After a moment, he asked in exasperation, “What temperature is that really?”
My contractor is truly an exemplary performer. He’s also my wife’s brother, which explains why a Wisconsin contract has been on a Maryland job for two months. As with many exemplars, though, from the outside you have no idea how they analyze problems and arrive at decisions.
I’m only sorry I haven’t saved all the empty cans of coffee. While many have been repurposed to hold screws and such (boy, there are lots of screws), a photo with all of them would be a stunner.

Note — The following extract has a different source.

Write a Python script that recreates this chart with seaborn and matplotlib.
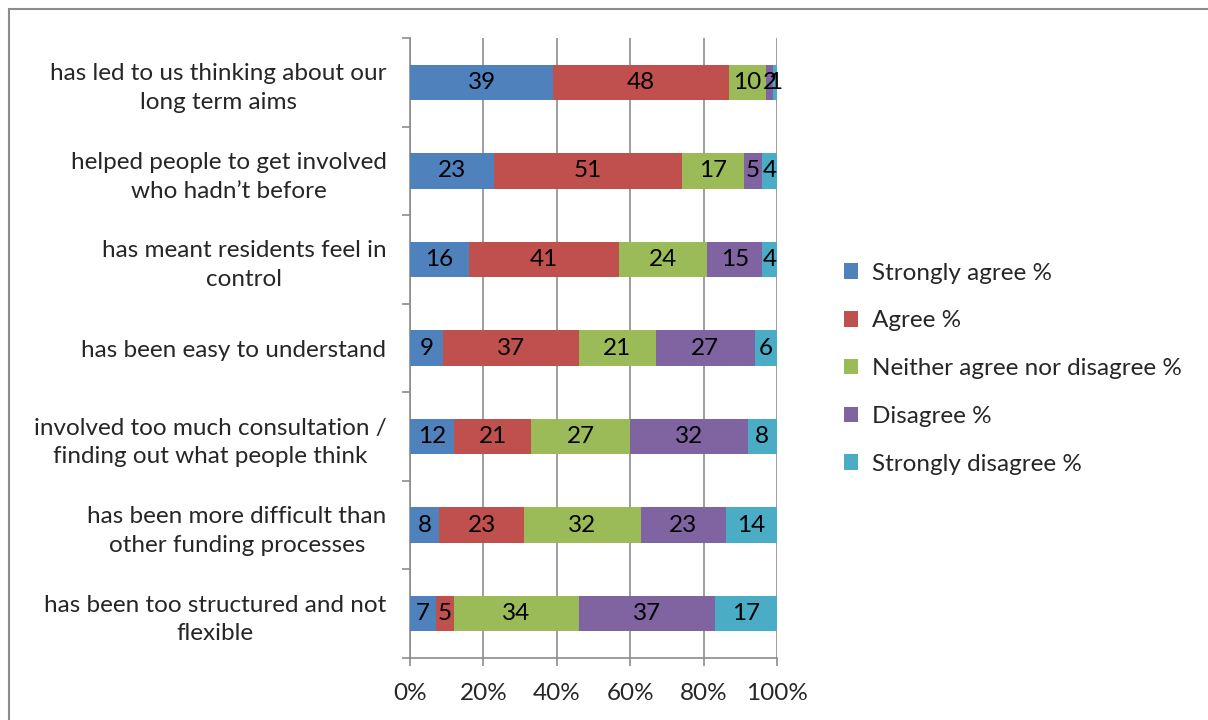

Dave Fergusons last blog post..Just-in-time learning and shower pan liners
Dave: Congratulations on having married into a union that comes with a skilled contractor. I’m sure my wife wishes she had done the same. She just doesn’t appreciate my skills with duck tape.
I’m presently attempting to build a guitar. This is something that requires a lot more precision than anything I’ve done with tools in the past. Perhaps the skills required here will improve my home repair abilities.
I keep hearing phrases like “drop the soffit” and “I’ll hit it with mud again tomorrow.” They’re textbook examples of highly compressed language that makes complete sense to other experts.
I would think building a guitar requires that you build more that one. I haven’t had that urge, though I still would like to learn the pipes. I have just enough knowledge to know that I need a tutor, and just enough financial insight to think, “Not just yet.”
Dave Fergusons last blog post..Figuring things out (the plodding edition)
About the tribal language of home renovation, the same can be said about the learning profession. Whenever we give a presentation on, say, selecting a learning management system, someone almost always comes up afterward and asks “I enjoyed your presentation but what’s a learning management system?”
About the need to build more than one guitar, I agree. The challenge, though, is that one guitar takes about 300 hours of work. So, unless Ray Kurzweil is right and we’ll be living to be many hundreds of years old, my ability to become a master of the craft will be significantly limited by having taken this up in mid-life.